There’s never been a better time for Indian fashion and I am glad these associations are happening. A creative person trying to grow the business is always a bad idea. When a corporate entity comes in, things change as they look at the business side of it while the designer focuses on the creative part so it’s a win-win formula for both. Look at Louis Vuitton — the giant it has become today. This is the future but we are not looking at it now. Right now we are rediscovering ourselves, building a basic structure, and in the future we will look at associations which are healthy for growth — both creative and financial.

What makes the launch of World of Valaya significant as it comes at the same time when the brand clocks in 30 years?

The World of Valaya is extremely special and more so because an all-new flagship store comes to life after five years. Here we are with a brand new space — I personally get goosebumps every time I go there. It's a true labour of love. It's sheer coincidence that the new flagship is ready to be unveiled as the brand clocks in 30 years. It's a coming together of all things I love — be it couture, my photography, our precious jewellery, also a line of consciously made couture-inspired jewellery, a brand new JJV bridge-to-luxury label, footwear, and the JJ Valaya Museum where we will showcase the highest end of bridal couture. This 1200 sq ft space brings together all of my core elements to create something wonderful and which is close to my heart.

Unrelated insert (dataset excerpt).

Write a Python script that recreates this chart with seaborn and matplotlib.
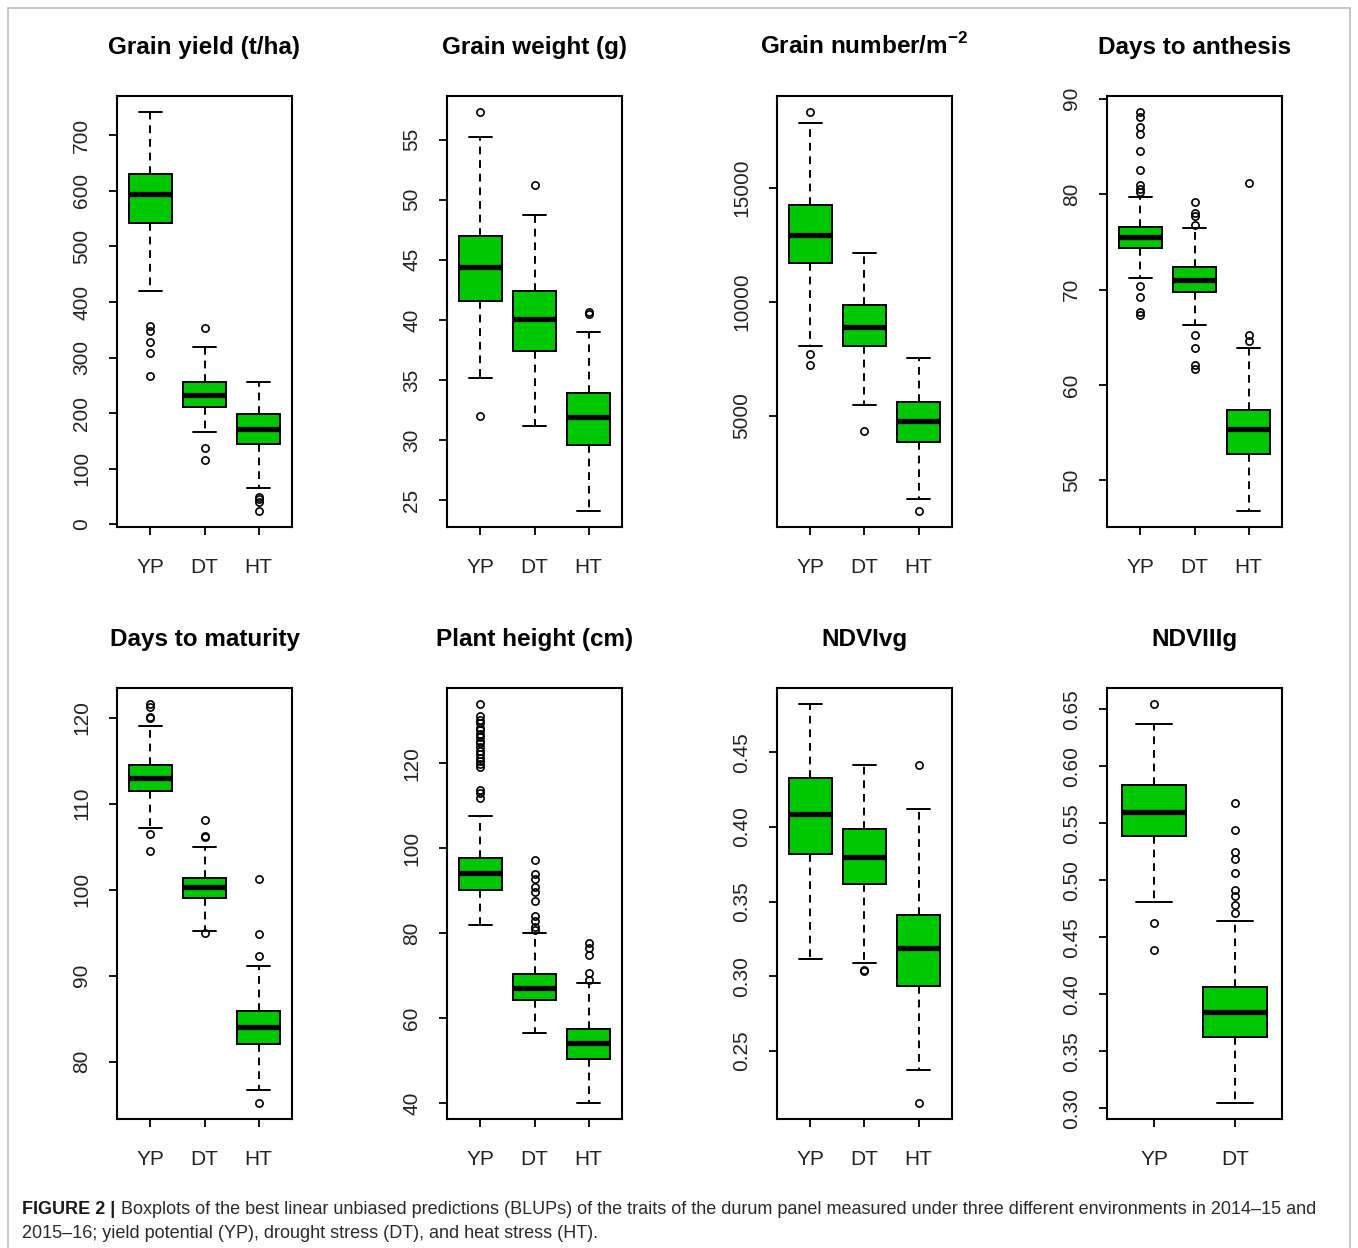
import numpy as np
import matplotlib
matplotlib.use("Agg")
import matplotlib.pyplot as plt
import seaborn as sns
from matplotlib.patches import Rectangle

sns.set_theme(style="white")
plt.rcParams['font.family'] = ['Liberation Sans', 'DejaVu Sans']
plt.rcParams['mathtext.fontset'] = 'custom'
plt.rcParams['mathtext.rm'] = 'Liberation Sans'
plt.rcParams['mathtext.bf'] = 'Liberation Sans:bold'

groups = ["YP", "DT", "HT"]
groups_2 = ["YP", "DT"]

# per group: lower whisker, Q1, median, Q3, upper whisker
yield_stats = [[419, 543, 594, 630, 742], [167, 211, 233, 256, 320], [65, 144, 172, 198, 256]]
yield_out = [[357, 348, 328, 309, 267], [354, 137, 116], [50, 45, 41, 24]]

weight_stats = [[35.2, 41.6, 44.4, 47.0, 55.2], [31.2, 37.4, 40.1, 42.4, 48.7], [24.1, 29.6, 31.9, 33.9, 39.0]]
weight_out = [[57.3, 32.0], [51.2], [40.7, 40.5]]

number_stats = [[8060, 11710, 12960, 14260, 17870], [5490, 8070, 8890, 9870, 12150], [1330, 3830, 4770, 5600, 7550]]
number_out = [[18340, 7710, 7240], [4340], [820]]

anthesis_stats = [[71.2, 74.4, 75.5, 76.6, 79.7], [66.3, 69.7, 71.0, 72.4, 76.4], [46.8, 52.8, 55.4, 57.4, 63.9]]
anthesis_out = [[88.6, 88.1, 87.0, 86.3, 84.5, 82.5, 80.9, 80.5, 80.2, 70.4, 69.2, 67.6, 67.3],
                [79.2, 78.0, 77.7, 76.8, 65.2, 63.9, 62.1, 61.7],
                [81.2, 65.2, 64.6]]

maturity_stats = [[107.2, 111.5, 113.0, 114.5, 119.0], [95.2, 99.05, 100.3, 101.4, 105.0], [76.7, 82.1, 84.0, 85.9, 91.1]]
maturity_out = [[121.6, 121.2, 120.1, 120.0, 106.5, 104.5], [108.1, 106.3, 106.1, 95.0], [101.2, 94.8, 92.3, 75.2]]

height_stats = [[81.9, 90.1, 94.1, 97.7, 107.5], [56.4, 64.2, 67.1, 70.5, 80.0], [40.0, 50.3, 54.1, 57.4, 68.2]]
height_out = [[134.0, 131.1, 130.3, 129.5, 128.4, 127.9, 127.0, 126.3, 125.2, 124.7, 123.8, 122.9, 122.3,
               121.2, 120.6, 119.9, 119.1, 113.8, 113.0, 111.8],
              [97.3, 93.9, 92.8, 90.8, 89.7, 87.6, 84.0, 82.9, 81.5, 80.7],
              [77.6, 76.6, 74.9, 70.7, 69.0]]

ndvivg_stats = [[0.3115, 0.3821, 0.4089, 0.4328, 0.4823], [0.3091, 0.3617, 0.3801, 0.3988, 0.4414],
                [0.2373, 0.2935, 0.3191, 0.3407, 0.4120]]
ndvivg_out = [[], [0.3043, 0.3036], [0.4414, 0.2151]]

ndviiiig_stats = [[0.4806, 0.5391, 0.5600, 0.5838, 0.6375], [0.3047, 0.3625, 0.3844, 0.4063, 0.4647]]
ndviiiig_out = [[0.6547, 0.4625, 0.4390],
                [0.568, 0.5444, 0.525, 0.519, 0.5063, 0.4916, 0.4859, 0.478, 0.4713]]

titles = ["Grain yield (t/ha)", "Grain weight (g)", r"Grain number/m$^{\mathbf{-2}}$", "Days to anthesis",
          "Days to maturity", "Plant height (cm)", "NDVIvg", "NDVIIIg"]

yield_ticks = [0, 100, 200, 300, 400, 500, 600, 700]
weight_ticks = [25, 30, 35, 40, 45, 50, 55]
number_ticks = [5000, 10000, 15000]
anthesis_ticks = [50, 60, 70, 80, 90]
maturity_ticks = [80, 90, 100, 110, 120]
height_ticks = [40, 60, 80, 100, 120]
ndvivg_ticks = [0.25, 0.30, 0.35, 0.40, 0.45]
ndviiiig_ticks = [0.30, 0.35, 0.40, 0.45, 0.50, 0.55, 0.60, 0.65]

GREEN = "#00c800"
W, H = 1358, 1248


def boxpanel(ax, title, names, stats, outs, ticks, fmt):
    bx = [dict(label=n, whislo=s[0], q1=s[1], med=s[2], q3=s[3], whishi=s[4], fliers=o)
          for n, s, o in zip(names, stats, outs)]
    n = len(names)
    ax.bxp(bx, positions=np.arange(1, n + 1), widths=0.8, capwidths=0.44, patch_artist=True,
           boxprops=dict(facecolor=GREEN, edgecolor='black', linewidth=1.4),
           medianprops=dict(color='black', linewidth=3.8, solid_capstyle='butt'),
           whiskerprops=dict(color='black', linewidth=1.4, linestyle=(0, (4, 3))),
           capprops=dict(color='black', linewidth=1.4),
           flierprops=dict(marker='o', markerfacecolor='none', markeredgecolor='black',
                           markersize=5.2, markeredgewidth=1.2))
    ax.set_xlim(0.5 - 0.04 * n, n + 0.5 + 0.04 * n)
    allv = [v for s in stats for v in s] + [v for o in outs for v in o]
    lo, hi = min(allv), max(allv)
    r = hi - lo
    ax.set_ylim(lo - 0.04 * r, hi + 0.04 * r)
    ax.set_yticks(ticks)
    ax.set_yticklabels([fmt.format(t) for t in ticks], rotation=90, va='center')
    ax.set_xticks(np.arange(1, n + 1))
    ax.set_xticklabels(names)
    ax.tick_params(axis='both', direction='out', length=6, width=1.3, labelsize=15,
                   colors='black', labelcolor='#222222', left=True, bottom=True)
    ax.tick_params(axis='y', pad=12.5)
    ax.tick_params(axis='x', pad=16.5)
    for sp in ax.spines.values():
        sp.set_color('black')
        sp.set_linewidth(1.5)
        sp.set_visible(True)
    ax.set_title(title, fontsize=17.5, fontweight='bold', pad=30.5, color='black')
    ax.grid(False)


fig = plt.figure(figsize=(W / 100, H / 100), dpi=100)
fig.patch.set_facecolor('white')

lefts = [117, 447, 777, 1107]
tops = [96, 688]
aw, ah = 175, 431
axes = []
for r in range(2):
    for c in range(4):
        axes.append(fig.add_axes([lefts[c] / W, 1 - (tops[r] + ah) / H, aw / W, ah / H]))

boxpanel(axes[0], titles[0], groups, yield_stats, yield_out, yield_ticks, "{:d}")
boxpanel(axes[1], titles[1], groups, weight_stats, weight_out, weight_ticks, "{:d}")
boxpanel(axes[2], titles[2], groups, number_stats, number_out, number_ticks, "{:d}")
boxpanel(axes[3], titles[3], groups, anthesis_stats, anthesis_out, anthesis_ticks, "{:d}")
boxpanel(axes[4], titles[4], groups, maturity_stats, maturity_out, maturity_ticks, "{:d}")
boxpanel(axes[5], titles[5], groups, height_stats, height_out, height_ticks, "{:d}")
boxpanel(axes[6], titles[6], groups, ndvivg_stats, ndvivg_out, ndvivg_ticks, "{:.2f}")
boxpanel(axes[7], titles[7], groups_2, ndviiiig_stats, ndviiiig_out, ndviiiig_ticks, "{:.2f}")

# outer frame
fig.add_artist(Rectangle((8 / W, -0.01), (1350 - 8) / W, 1 - 8 / H + 0.01, transform=fig.transFigure,
                         fill=False, edgecolor='#bdbdbd', linewidth=1.2))

# caption
cap_font = ['Liberation Sans', 'DejaVu Sans']
t1 = fig.text(22 / W, 1 - 1209 / H, "FIGURE 2 |", fontsize=13, fontweight='bold', family=cap_font,
              color='#1a1a1a', va='center', ha='left')
fig.canvas.draw()
bb = t1.get_window_extent()
fig.text((bb.x1 + 6) / W, 1 - 1209 / H,
         "Boxplots of the best linear unbiased predictions (BLUPs) of the traits of the durum panel "
         "measured under three different environments in 2014\u201315 and",
         fontsize=13, family=cap_font, color='#2a2a2a', va='center', ha='left')
fig.text(22 / W, 1 - 1233 / H,
         "2015\u201316; yield potential (YP), drought stress (DT), and heat stress (HT).",
         fontsize=13, family=cap_font, color='#2a2a2a', va='center', ha='left')

fig.savefig("out.png", dpi=100)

How’s sustainability imperative to your brand? How do you practise it?

As a couturier we’ve always been sustainable. People wear our heirlooms for years and rewear them. It’s fine quality and not fast fashion. Also, our bridge-to-luxury label JJV along with TENCEL™ LUXE is treading this path. It's friendlier, accessible and a contemporary interpretation of our sustainable ethos.

How do you inculcate the values of inclusivity in your canvas?

Inclusivity is not the need of the hour but the law of nature and I don’t think any of us are above nature. As a brand we embrace everything which makes everyone comfortable. We believe as everyone is created by a higher force, we must respect and appreciate that.